* Start Exercise material *
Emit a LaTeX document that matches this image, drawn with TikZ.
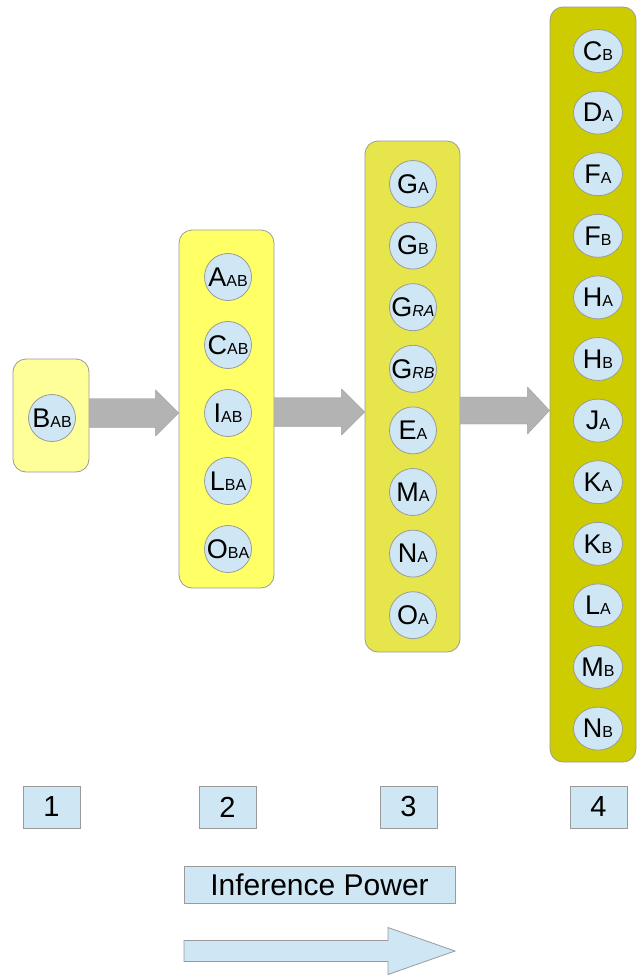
\documentclass[tikz,border=0pt]{standalone}
\usepackage{fontspec}
\setmainfont{Liberation Sans}
\usetikzlibrary{calc,shapes.geometric}
\definecolor{cone}{HTML}{FFFF99}
\definecolor{ctwo}{HTML}{FFFF66}
\definecolor{cthree}{HTML}{E6E64C}
\definecolor{cfour}{HTML}{CCCC00}
\definecolor{cball}{HTML}{CFE7F5}
\definecolor{agray}{HTML}{B3B3B3}
\definecolor{bgray}{HTML}{9A9A9A}
\newcommand\lbl[2]{{\fontsize{27}{27}\selectfont #1}{\fontsize{16}{16}\selectfont #2}}
\newcommand\blockarr[6]{\filldraw[#1] ($(#2)+(0,#4)$) -- ($(#3)+(-#6,#4)$) -- ($(#3)+(-#6,#5)$) -- (#3) -- ($(#3)+(-#6,-#5)$) -- ($(#3)+(-#6,-#4)$) -- ($(#2)+(0,-#4)$) -- cycle;}
\tikzset{
  colbox/.style={draw=bgray, line width=0.8pt, rounded corners=13pt, inner sep=0pt},
  ball/.style={draw=bgray, fill=cball, circle, minimum size=47pt, inner sep=0pt, line width=0.8pt},
  oval/.style={draw=bgray, fill=cball, ellipse, minimum width=49pt, minimum height=43pt, inner sep=0pt, line width=0.8pt},
  numbox/.style={draw=bgray, fill=cball, minimum width=57pt, minimum height=42pt, inner sep=0pt, line width=0.8pt, font=\fontsize{29}{29}\selectfont},
  garrow/.style={fill=agray, draw=agray!85!black, line width=0.3pt},
  barrow/.style={fill=cball, draw=bgray, line width=0.8pt}
}
\begin{document}
\begin{tikzpicture}[x=1pt,y=-1pt]
\useasboundingbox (0,0) rectangle (637,977);
% column boxes
\node[colbox, fill=cone, minimum width=76pt, minimum height=113pt] (b1) at (51,415.5) {};
\node[colbox, fill=ctwo, minimum width=95pt, minimum height=358pt] (b2) at (226.5,409) {};
\node[colbox, fill=cthree, minimum width=95pt, minimum height=511pt] (b3) at (412.5,396.5) {};
\node[colbox, fill=cfour, minimum width=86pt, minimum height=755pt] (b4) at (593,384.5) {};
% arrows between columns
\coordinate (a1s) at (b1.east |- 0,413);
\coordinate (a1e) at (b2.west |- 0,413);
\coordinate (a2s) at (b2.east |- 0,412);
\coordinate (a2e) at (b3.west |- 0,412);
\coordinate (a3s) at (b3.east |- 0,410.5);
\coordinate (a3e) at (b4.west |- 0,410.5);
\blockarr{garrow}{a1s}{a1e}{14.5}{23}{23}
\blockarr{garrow}{a2s}{a2e}{14.5}{23}{23}
\blockarr{garrow}{a3s}{a3e}{13.5}{23.5}{22}
% column 1
\node[ball] (bab) at (52,418) {\lbl{B}{AB}};
% column 2
\node[ball] (aab) at (228,277) {\lbl{A}{AB}};
\node[ball] (cab) at (228,345) {\lbl{C}{AB}};
\node[ball] (iab) at (228,413) {\lbl{I}{AB}};
\node[ball] (lba) at (228,481) {\lbl{L}{BA}};
\node[ball] (oba) at (228,549) {\lbl{O}{BA}};
% column 3
\node[ball] (ga) at (413,184) {\lbl{G}{A}};
\node[ball] (gb) at (413,245.6) {\lbl{G}{B}};
\node[ball] (gra) at (413,307.2) {\lbl{G}{\itshape RA}};
\node[ball] (grb) at (413,368.8) {\lbl{G}{\itshape RB}};
\node[ball] (ea) at (413,430.4) {\lbl{E}{A}};
\node[ball] (ma) at (413,492) {\lbl{M}{A}};
\node[ball] (na) at (413,553.6) {\lbl{N}{A}};
\node[ball] (oa) at (413,615.2) {\lbl{O}{A}};
% column 4
\node[oval] (cb) at (598,51) {\lbl{C}{B}};
\node[oval] (da) at (598,112.6) {\lbl{D}{A}};
\node[oval] (fa) at (598,174.2) {\lbl{F}{A}};
\node[oval] (fb) at (598,235.8) {\lbl{F}{B}};
\node[oval] (ha) at (598,297.4) {\lbl{H}{A}};
\node[oval] (hb) at (598,359) {\lbl{H}{B}};
\node[oval] (ja) at (598,420.6) {\lbl{J}{A}};
\node[oval] (ka) at (598,482.2) {\lbl{K}{A}};
\node[oval] (kb) at (598,543.8) {\lbl{K}{B}};
\node[oval] (la) at (598,605.4) {\lbl{L}{A}};
\node[oval] (mb) at (598,667) {\lbl{M}{B}};
\node[oval] (nb) at (598,728.6) {\lbl{N}{B}};
% number boxes
\node[numbox] (n1) at (51.5,807) {1};
\node[numbox] (n2) at (227.5,807) {2};
\node[numbox] (n3) at (408.5,807) {3};
\node[numbox] (n4) at (598.5,807) {4};
% inference power
\node[draw=bgray, fill=cball, minimum width=271pt, minimum height=37pt, inner sep=0pt, line width=0.8pt, font=\fontsize{30}{30}\selectfont] (ip) at (319.5,884.5) {Inference Power};
\coordinate (ps) at (184,951);
\coordinate (pe) at (455,951);
\blockarr{barrow}{ps}{pe}{10.5}{23.5}{67}
\end{tikzpicture}
\end{document}
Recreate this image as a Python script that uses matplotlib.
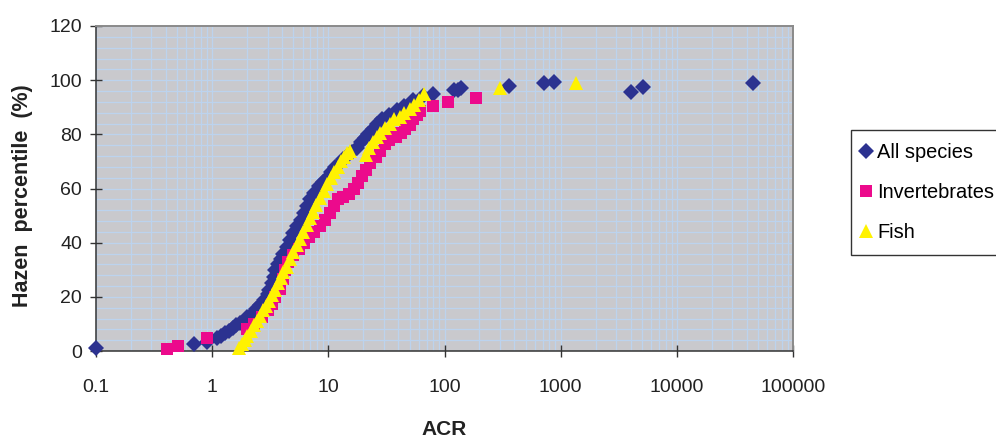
import matplotlib
matplotlib.use("Agg")
import matplotlib.pyplot as plt
from matplotlib import ticker
from matplotlib.lines import Line2D

plt.rcParams['font.family'] = ['Liberation Sans', 'DejaVu Sans']

# ACR values and Hazen percentiles per group
all_acr = [0.1, 0.7, 0.9, 1.1, 1.2, 1.3, 1.4, 1.5, 1.6, 1.75, 1.9, 2.0, 2.2,
           2.4, 2.6, 2.8, 3.0, 3.1, 3.3, 3.4, 3.5, 3.7, 3.9, 4.1, 4.4, 4.7,
           5.0, 5.4, 5.8, 6.2, 6.6, 7.0, 7.6, 8.3, 9.0, 9.8, 10.5, 11.5, 12.5,
           13.5, 14.6, 16.0, 17.5, 19.0, 20.5, 22.0, 24.0, 26.0, 29.0, 33.0,
           39.0, 45.0, 54.0, 65.0, 80.0, 120.0, 130.0, 140.0, 360.0, 720.0,
           880.0, 4000.0, 5100.0, 45000.0]
all_pct = [1.0, 2.6, 3.5, 4.8, 5.5, 6.5, 7.5, 8.5, 9.5, 10.2, 11.5, 12.6, 13.8,
           15.5, 17.0, 19.0, 21.0, 22.5, 25.0, 27.5, 30.0, 32.0, 34.0, 36.0,
           38.5, 41.0, 43.5, 46.0, 48.5, 51.0, 53.5, 56.0, 58.5, 61.0, 62.5,
           64.0, 66.0, 68.0, 69.5, 71.0, 72.0, 73.5, 75.0, 77.0, 78.5, 80.0,
           82.0, 84.0, 85.5, 87.0, 89.0, 90.5, 92.5, 94.0, 95.0, 96.2, 96.5,
           97.0, 98.0, 99.0, 99.5, 95.8, 97.4, 99.0]

inv_acr = [0.41, 0.51, 0.9, 2.0, 2.3, 2.7, 3.0, 3.3, 3.5, 3.8, 4.1, 4.2, 4.5,
           5.0, 5.6, 6.2, 6.8, 7.6, 8.5, 9.4, 10.3, 11.2, 12.0, 13.5, 15.0,
           16.5, 18.0, 19.5, 21.0, 23.0, 25.5, 28.0, 30.5, 33.0, 38.0, 42.0,
           46.0, 50.0, 54.0, 58.0, 62.0, 80.0, 108.0, 185.0]
inv_pct = [0.6, 1.8, 4.8, 8.0, 10.0, 12.5, 15.0, 17.5, 20.0, 23.0, 26.5, 30.0,
           33.0, 35.5, 37.5, 40.0, 42.0, 44.0, 46.0, 48.5, 51.0, 53.5, 56.0,
           57.0, 58.0, 60.0, 62.0, 64.5, 67.0, 69.5, 71.5, 74.0, 76.5, 78.0,
           79.0, 80.5, 82.0, 83.5, 85.5, 87.0, 88.5, 90.5, 92.0, 93.5]

fish_acr = [1.7, 1.8, 1.9, 2.0, 2.15, 2.3, 2.45, 2.6, 2.75, 2.9, 3.1, 3.3, 3.5,
            3.7, 3.9, 4.1, 4.4, 4.7, 5.0, 5.4, 5.7, 6.1, 6.5, 6.9, 7.4, 7.9,
            8.5, 9.1, 9.8, 10.5, 11.3, 12.0, 12.8, 13.7, 14.6, 15.5, 21.0,
            22.5, 24.0, 26.0, 28.0, 31.0, 34.0, 37.0, 41.0, 45.0, 50.0, 55.0,
            60.0, 66.0, 300.0, 1360.0]
fish_pct = [1.0, 2.5, 4.0, 5.5, 7.5, 9.5, 11.0, 13.0, 15.0, 16.5, 18.5, 20.5,
            22.5, 25.0, 27.0, 29.0, 31.0, 34.0, 36.5, 39.0, 41.5, 44.0, 46.5,
            49.0, 51.5, 54.0, 56.5, 59.0, 61.5, 64.0, 66.0, 68.0, 70.0, 71.5,
            73.0, 74.0, 72.5, 75.0, 77.0, 79.0, 80.5, 82.5, 84.0, 85.5, 86.5,
            88.0, 89.5, 91.0, 92.5, 95.0, 97.0, 99.0]

x_ticks = [0.1, 1, 10, 100, 1000, 10000, 100000]
y_ticks = [0, 20, 40, 60, 80, 100, 120]

NAVY = '#2C3290'
PINK = '#EC0A8C'
YELLOW = '#FFF200'

series = [
    ("All species", all_acr, all_pct, 'D', NAVY, 8.6),
    ("Invertebrates", inv_acr, inv_pct, 's', PINK, 9.0),
    ("Fish", fish_acr, fish_pct, '^', YELLOW, 10.0),
]

fig = plt.figure(figsize=(9.96, 4.38), dpi=100)
ax = fig.add_axes([96 / 996, 87 / 438, 697 / 996, 325 / 438])
ax.set_facecolor('#C9C9CD')

handles = []
for name, xs, ys, mk, col, ms in series:
    ax.plot(xs, ys, linestyle='none', marker=mk, markersize=ms,
            color=col, markeredgewidth=0, clip_on=False, zorder=3)
    handles.append(Line2D([], [], linestyle='none', marker=mk,
                          markersize=ms, color=col, markeredgewidth=0))

ax.set_xscale('log')
ax.set_xlim(0.1, 100000)
ax.set_ylim(0, 120)
ax.xaxis.set_major_locator(ticker.FixedLocator(x_ticks))
ax.xaxis.set_major_formatter(ticker.FuncFormatter(lambda v, p: '%g' % v))
ax.xaxis.set_minor_locator(ticker.LogLocator(base=10, subs=range(2, 10), numticks=20))
ax.xaxis.set_minor_formatter(ticker.NullFormatter())
ax.yaxis.set_major_locator(ticker.FixedLocator(y_ticks))
ax.yaxis.set_minor_locator(ticker.MultipleLocator(4))

ax.grid(True, which='both', color='#BCD3EE', linewidth=0.9, zorder=0)
ax.set_axisbelow(True)

ax.tick_params(which='major', direction='inout', length=8, width=1,
               color='#333333', labelsize=14, labelcolor='#222222')
ax.tick_params(axis='x', which='major', pad=16)
ax.tick_params(axis='y', which='major', pad=6)
ax.tick_params(which='minor', length=0)

for side in ['left', 'bottom']:
    ax.spines[side].set_color('#333333')
    ax.spines[side].set_linewidth(1.1)
for side in ['top', 'right']:
    ax.spines[side].set_color('#8A8A8A')
    ax.spines[side].set_linewidth(1.4)

ax.set_ylabel("Hazen  percentile  (%)", fontsize=15.5, fontweight='bold',
              color='#222222')
ax.yaxis.set_label_coords(-0.090, 0.477)
ax.set_xlabel("ACR", fontsize=15, fontweight='bold', color='#222222')
ax.xaxis.set_label_coords(0.5, -0.212)

leg = fig.legend(handles, [s[0] for s in series], loc='upper left',
                 bbox_to_anchor=(851 / 996, 1 - 130 / 438),
                 bbox_transform=fig.transFigure, fontsize=14.4,
                 frameon=True, fancybox=False, edgecolor='black',
                 borderpad=0.65, handlelength=0.2, handletextpad=0.45,
                 labelspacing=1.06, borderaxespad=0)
leg.get_frame().set_linewidth(1.0)

fig.savefig('out.png', dpi=100)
* End Exercise material *
Copy all lines of the listing above that contain the string "image".

Emit a LaTeX document that matches this image, drawn with TikZ.
Recreate this image as a Python script that uses matplotlib.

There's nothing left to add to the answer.